As many as 10 million people, the majority of whom were non-combatants, are believed to have been killed during the decades long civil war that bought Mao Tseng, the legendary leader whose iconic portrait dominated Tiananmen Square during Tuesday's celebrations, and his supporters to power.
The bloodiest tyrant to emerge from what historians are now calling "the century of violence", Mao and his cadres presided over the deaths of tens of millions of people while declaring war on the cultural traditions of millennia and bringing the country to the verge of economic and social collapse.
Given at least 30 million people are believed to have died during the "Great Leap Forward", the man-made famine engineered by the communists between 1958 and 1962, alone, it seems fair to say China's self-imposed half-century of horror and holocaust far exceeds anything in Germany or Stalin's Russia.
While Mao is venerated as the leader who liberated the nation from the Japanese yoke and drove the last of the imperialists into the sea, the truth is that he and his cadres spent far more time fighting other Chinese than they ever did in combat against Japan.
It speaks volumes about Xi Jinping's regime, which is trying to impose its will on the people of Hong Kong and stands accused of buying influence across the globe, spying on nations such as Australia, the US and the UK, and meddling in this country's politics, that it will go to almost any lengths to manipulate the historical record.
The state control apparatus in use in China today, which includes the manipulation of the internet, the persecution and detention of religious minorities, the relentless suppression of dissident voices, and the widespread use of facial recognition technology, would do George Orwell's "Big Brother" proud. "Double speak" rules supreme.
Tuesday's opulent and over the top demonstration of military might in Tiananmen Square was straight out of the militarist dictator's playbook and trumps anything ever seen on the streets of Moscow or Pyongyang.
Claims the display, which featured Beijing's latest super weapons including a ballistic missile allegedly capable of delivering nuclear warheads to the continental US in 30 minutes, was not intended to spread fear amongst China's neighbours have to be taken with an enormous grain of salt.
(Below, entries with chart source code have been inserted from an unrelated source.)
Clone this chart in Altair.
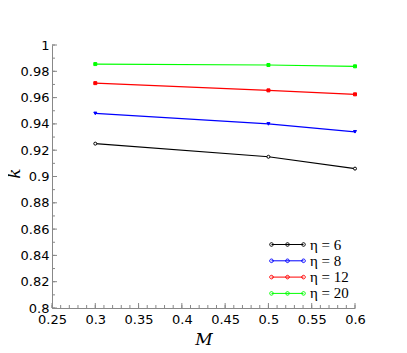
import altair as alt
import pandas as pd

# data
M = [0.3, 0.5, 0.6]
k_eta6 = [0.925, 0.915, 0.906]
k_eta8 = [0.948, 0.940, 0.934]
k_eta12 = [0.971, 0.9655, 0.9625]
k_eta20 = [0.9855, 0.9848, 0.9838]
eta_values = ["6", "8", "12", "20"]
labels = ["η = 6", "η = 8", "η = 12", "η = 20"]
colors = ["black", "#0000ff", "#ff0000", "#00ff00"]
fills = ["white", "#0000ff", "#ff0000", "#00ff00"]
shapes = ["circle", "triangle-down", "square", "square"]
x_major = [0.25, 0.3, 0.35, 0.4, 0.45, 0.5, 0.55, 0.6]
y_major = [0.8, 0.82, 0.84, 0.86, 0.88, 0.9, 0.92, 0.94, 0.96, 0.98, 1.0]
x_minor = [round(0.25 + 0.01 * i, 2) for i in range(36)]
y_minor = [round(0.8 + 0.01 * i, 2) for i in range(21)]

rows = []
for lab, ev, ks in zip(labels, eta_values, [k_eta6, k_eta8, k_eta12, k_eta20]):
    for m, k in zip(M, ks):
        rows.append({"M": m, "k": k, "eta": lab, "series": ev})
df = pd.DataFrame(rows)

xs = alt.Scale(domain=[0.25, 0.6], nice=False, zero=False)
ys = alt.Scale(domain=[0.8, 1.0], nice=False, zero=False)

legend_path = ("M-4,0L4,0 "
               "M-3.55,0A0.45,0.45 0 1,0 -4.45,0A0.45,0.45 0 1,0 -3.55,0 "
               "M0.45,0A0.45,0.45 0 1,0 -0.45,0A0.45,0.45 0 1,0 0.45,0 "
               "M4.45,0A0.45,0.45 0 1,0 3.55,0A0.45,0.45 0 1,0 4.45,0")

x_axis = alt.Axis(
    values=x_major, format="~g", ticks=False, tickSize=0, grid=False,
    labelFont="DejaVu Sans", labelFontSize=13, labelColor="black",
    labelPadding=5, labelFlush=False, domainColor="#888888",
    title="M", titleFont="DejaVu Serif", titleFontStyle="italic",
    titleFontWeight="normal", titleFontSize=17, titlePadding=5, titleColor="black")
y_axis = alt.Axis(
    values=y_major, format="~g", ticks=False, tickSize=0, grid=False,
    labelFont="DejaVu Sans", labelFontSize=13, labelColor="black",
    labelPadding=3, labelFlush=False, domainColor="#888888",
    title="k", titleFont="DejaVu Serif", titleFontStyle="italic",
    titleFontWeight="normal", titleFontSize=17, titleX=-29, titleY=128,
    titleColor="black")

lines = alt.Chart(df).mark_line(strokeWidth=1.2).encode(
    x=alt.X("M:Q", scale=xs, axis=x_axis),
    y=alt.Y("k:Q", scale=ys, axis=y_axis),
    color=alt.Color("eta:N", scale=alt.Scale(domain=labels, range=colors),
                    legend=alt.Legend(
                        title=None, orient="none", legendX=228, legendY=192,
                        padding=0, symbolType=legend_path, symbolSize=64,
                        symbolStrokeWidth=1, labelOffset=15,
                        labelFont="Liberation Serif", labelFontSize=15,
                        labelColor="black", rowPadding=0.3)),
    order="M:Q",
)

points = alt.Chart(df).mark_point(size=9, strokeWidth=1, opacity=1).encode(
    x=alt.X("M:Q", scale=xs, axis=x_axis),
    y=alt.Y("k:Q", scale=ys, axis=y_axis),
    shape=alt.Shape("series:N", scale=alt.Scale(domain=eta_values, range=shapes), legend=None),
    fill=alt.Fill("series:N", scale=alt.Scale(domain=eta_values, range=fills), legend=None),
    stroke=alt.Stroke("series:N", scale=alt.Scale(domain=eta_values, range=colors), legend=None),
)

xmaj_df = pd.DataFrame({"t": x_major})
xmin_df = pd.DataFrame({"t": x_minor})
ymaj_df = pd.DataFrame({"t": y_major})
ymin_df = pd.DataFrame({"t": y_minor})


def xticks(d, length):
    return alt.Chart(d).mark_rule(color="#888888", strokeWidth=1).encode(
        x=alt.X("t:Q", scale=xs, axis=x_axis),
        y=alt.value(263), y2=alt.value(263 - length))


def yticks(d, length):
    return alt.Chart(d).mark_rule(color="#888888", strokeWidth=1).encode(
        y=alt.Y("t:Q", scale=ys, axis=y_axis),
        x=alt.value(0), x2=alt.value(length))


chart = alt.layer(
    lines, points,
    xticks(xmaj_df, 5), xticks(xmin_df, 3), yticks(ymaj_df, 5), yticks(ymin_df, 3),
).properties(
    width=303, height=263,
    autosize=alt.AutoSizeParams(type="none"),
    padding={"left": 44, "top": 37, "right": 40, "bottom": 40},
).configure_view(stroke=None)

chart.save("out.html", embed_options={"renderer": "svg", "actions": False})
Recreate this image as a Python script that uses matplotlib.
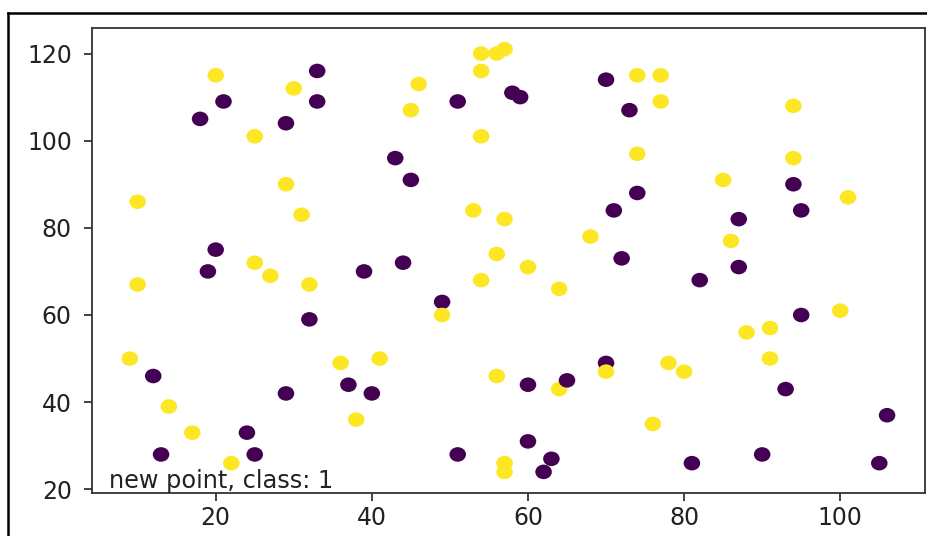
import numpy as np
import matplotlib
matplotlib.use("Agg")
import matplotlib.pyplot as plt
from matplotlib.lines import Line2D
from matplotlib.path import Path
from matplotlib.transforms import Affine2D

# Labelled training points: class 0 -> dark purple, class 1 -> yellow.
xs_0 = [33, 21, 33, 18, 29, 20, 51, 58, 59, 70, 73, 43, 45, 74, 71, 44, 72,
        94, 95, 87, 87, 19, 39, 32, 12, 24, 13, 25, 29, 37, 40, 49, 60, 65,
        70, 60, 63, 62, 51, 82, 95, 93, 106, 81, 90, 105]
ys_0 = [116, 109, 109, 105, 104, 75, 109, 111, 110, 114, 107, 96, 91, 88, 84,
        72, 73, 90, 84, 82, 71, 70, 70, 59, 46, 33, 28, 28, 42, 44, 42, 63,
        44, 45, 49, 31, 27, 24, 28, 68, 60, 43, 37, 26, 28, 26]

xs_1 = [20, 30, 25, 29, 10, 31, 25, 54, 56, 57, 54, 46, 45, 54, 74, 74, 53,
        57, 68, 56, 60, 77, 77, 94, 94, 85, 101, 86, 10, 27, 32, 9, 14, 17,
        22, 36, 38, 41, 54, 64, 49, 56, 64, 70, 76, 57, 57, 100, 88, 91, 91,
        78, 80]
ys_1 = [115, 112, 101, 90, 86, 83, 72, 120, 120, 121, 116, 113, 107, 101, 115,
        97, 84, 82, 78, 74, 71, 115, 109, 108, 96, 91, 87, 77, 67, 69, 67, 50,
        39, 33, 26, 49, 36, 50, 68, 66, 60, 46, 43, 47, 35, 26, 24, 61, 56,
        57, 50, 49, 47]

new_point_class = 1

# draw order: the (64, 43) yellow point sits under its purple neighbour,
# every other yellow point is drawn on top of the purple ones
k = list(zip(xs_1, ys_1)).index((64, 43))
x = [xs_1[k]] + xs_0 + xs_1[:k] + xs_1[k + 1:]
y = [ys_1[k]] + ys_0 + ys_1[:k] + ys_1[k + 1:]
labels = [1] + [0] * len(xs_0) + [1] * (len(xs_1) - 1)

plt.rcParams["font.family"] = "DejaVu Sans"

fig = plt.figure(figsize=(9.28, 5.36), dpi=100)
ax = fig.add_axes([0.0991, 0.0802, 0.8976, 0.8675])

# slightly wide elliptical dot
dot = Affine2D().scale(1.0, 0.88).transform_path(Path.unit_circle())
ax.scatter(x, y, c=labels, cmap="viridis", marker=dot, s=142, linewidths=0)

ax.text(0.0204, 0.011, f"new point, class: {new_point_class}",
        transform=ax.transAxes, fontsize=17.3, va="baseline", ha="left",
        color="#222222")

ax.tick_params(axis="both", labelsize=17, length=5.5, width=1.2,
               color="#222222", labelcolor="#222222")
ax.tick_params(axis="y", pad=9)
ax.tick_params(axis="x", pad=3.5)
for sp in ax.spines.values():
    sp.set_linewidth(1.3)
    sp.set_color("#333333")

# thin frame along the top and left edges of the figure
W, H = 928.0, 536.0
fig.add_artist(Line2D([8 / W, 1.0], [1 - 13 / H, 1 - 13 / H],
                      transform=fig.transFigure, color="black", lw=1.8))
fig.add_artist(Line2D([8 / W, 8 / W], [0.0, 1 - 13 / H],
                      transform=fig.transFigure, color="black", lw=1.8))

fig.savefig("out.png", dpi=100)
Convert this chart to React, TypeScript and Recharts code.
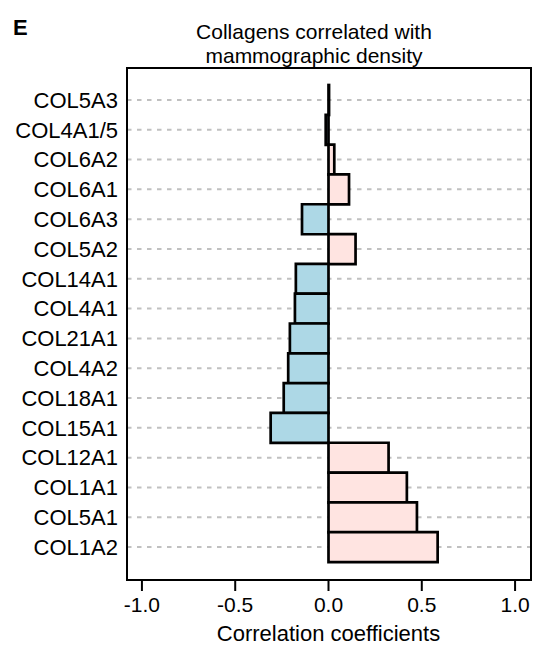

Xi has chosen this moment, when tensions with the west are greater than they have ever been since the nation opened up to the world 40 years ago, to reveal the steel fist within the mailed glove.
This crude attempt at shock and awe may actually backfire on the Chinese president and his minions and advisors.
The more the Middle Kingdom splashes out on toys for the boys and girls of the People's Liberation Army the harder it becomes to maintain the fiction China is a developing economy.
ICBMs, nuclear submarines and supersonic drones don't come cheap. If there are still, as China apologists in this country have recently argued, large numbers of Chinese still living in poverty, then maybe, just maybe, the spending choices of the ruling regime are what is to blame.
If China can afford this ostentatious display of military might then perhaps, as Scott Morrison has suggested, the time has come for it to compete on a level playing field economically and to start cutting its carbon dioxide emissions rather than being allowed to increase them until 2030 at the earliest.